* **DATA SHOWN**
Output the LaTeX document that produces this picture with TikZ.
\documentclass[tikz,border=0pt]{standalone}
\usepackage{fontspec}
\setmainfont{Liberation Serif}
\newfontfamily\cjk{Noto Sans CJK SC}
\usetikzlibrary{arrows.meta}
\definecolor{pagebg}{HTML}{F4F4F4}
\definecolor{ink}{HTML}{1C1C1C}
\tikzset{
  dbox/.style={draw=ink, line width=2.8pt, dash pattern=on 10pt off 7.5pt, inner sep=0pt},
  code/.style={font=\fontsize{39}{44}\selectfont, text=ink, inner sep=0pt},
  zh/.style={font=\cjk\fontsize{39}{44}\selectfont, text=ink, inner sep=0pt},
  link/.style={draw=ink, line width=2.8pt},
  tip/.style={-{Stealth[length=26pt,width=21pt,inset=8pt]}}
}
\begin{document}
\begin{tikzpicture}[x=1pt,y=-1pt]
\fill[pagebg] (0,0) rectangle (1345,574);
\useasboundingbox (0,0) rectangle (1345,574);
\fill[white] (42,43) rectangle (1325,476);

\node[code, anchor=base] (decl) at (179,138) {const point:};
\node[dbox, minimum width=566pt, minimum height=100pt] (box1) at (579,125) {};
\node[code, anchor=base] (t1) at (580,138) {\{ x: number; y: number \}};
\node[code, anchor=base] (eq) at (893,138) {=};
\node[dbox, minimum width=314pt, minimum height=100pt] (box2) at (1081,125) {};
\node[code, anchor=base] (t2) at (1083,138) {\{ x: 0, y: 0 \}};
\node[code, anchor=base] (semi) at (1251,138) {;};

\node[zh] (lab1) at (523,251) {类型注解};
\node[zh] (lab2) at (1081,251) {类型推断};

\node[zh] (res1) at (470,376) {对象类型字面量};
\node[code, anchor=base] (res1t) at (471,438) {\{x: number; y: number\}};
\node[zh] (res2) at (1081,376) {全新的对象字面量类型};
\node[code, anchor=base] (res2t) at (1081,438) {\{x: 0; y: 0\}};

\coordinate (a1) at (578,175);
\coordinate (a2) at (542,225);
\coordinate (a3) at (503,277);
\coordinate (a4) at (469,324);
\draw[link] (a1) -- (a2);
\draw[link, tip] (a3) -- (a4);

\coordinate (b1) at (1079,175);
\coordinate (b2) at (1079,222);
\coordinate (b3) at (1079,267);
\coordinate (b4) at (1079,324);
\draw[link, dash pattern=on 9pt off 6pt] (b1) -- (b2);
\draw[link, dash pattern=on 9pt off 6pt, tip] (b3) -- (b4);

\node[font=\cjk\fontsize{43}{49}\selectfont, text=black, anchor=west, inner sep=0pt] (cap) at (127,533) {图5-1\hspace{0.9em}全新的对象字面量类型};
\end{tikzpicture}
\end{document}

* **DIRECTION**
Your task is to reproduce the whole listing exactly.

* **COMPLETE RESPONSE**
Output the LaTeX document that produces this picture with TikZ.
\documentclass[tikz,border=0pt]{standalone}
\usepackage{fontspec}
\setmainfont{Liberation Serif}
\newfontfamily\cjk{Noto Sans CJK SC}
\usetikzlibrary{arrows.meta}
\definecolor{pagebg}{HTML}{F4F4F4}
\definecolor{ink}{HTML}{1C1C1C}
\tikzset{
  dbox/.style={draw=ink, line width=2.8pt, dash pattern=on 10pt off 7.5pt, inner sep=0pt},
  code/.style={font=\fontsize{39}{44}\selectfont, text=ink, inner sep=0pt},
  zh/.style={font=\cjk\fontsize{39}{44}\selectfont, text=ink, inner sep=0pt},
  link/.style={draw=ink, line width=2.8pt},
  tip/.style={-{Stealth[length=26pt,width=21pt,inset=8pt]}}
}
\begin{document}
\begin{tikzpicture}[x=1pt,y=-1pt]
\fill[pagebg] (0,0) rectangle (1345,574);
\useasboundingbox (0,0) rectangle (1345,574);
\fill[white] (42,43) rectangle (1325,476);

\node[code, anchor=base] (decl) at (179,138) {const point:};
\node[dbox, minimum width=566pt, minimum height=100pt] (box1) at (579,125) {};
\node[code, anchor=base] (t1) at (580,138) {\{ x: number; y: number \}};
\node[code, anchor=base] (eq) at (893,138) {=};
\node[dbox, minimum width=314pt, minimum height=100pt] (box2) at (1081,125) {};
\node[code, anchor=base] (t2) at (1083,138) {\{ x: 0, y: 0 \}};
\node[code, anchor=base] (semi) at (1251,138) {;};

\node[zh] (lab1) at (523,251) {类型注解};
\node[zh] (lab2) at (1081,251) {类型推断};

\node[zh] (res1) at (470,376) {对象类型字面量};
\node[code, anchor=base] (res1t) at (471,438) {\{x: number; y: number\}};
\node[zh] (res2) at (1081,376) {全新的对象字面量类型};
\node[code, anchor=base] (res2t) at (1081,438) {\{x: 0; y: 0\}};

\coordinate (a1) at (578,175);
\coordinate (a2) at (542,225);
\coordinate (a3) at (503,277);
\coordinate (a4) at (469,324);
\draw[link] (a1) -- (a2);
\draw[link, tip] (a3) -- (a4);

\coordinate (b1) at (1079,175);
\coordinate (b2) at (1079,222);
\coordinate (b3) at (1079,267);
\coordinate (b4) at (1079,324);
\draw[link, dash pattern=on 9pt off 6pt] (b1) -- (b2);
\draw[link, dash pattern=on 9pt off 6pt, tip] (b3) -- (b4);

\node[font=\cjk\fontsize{43}{49}\selectfont, text=black, anchor=west, inner sep=0pt] (cap) at (127,533) {图5-1\hspace{0.9em}全新的对象字面量类型};
\end{tikzpicture}
\end{document}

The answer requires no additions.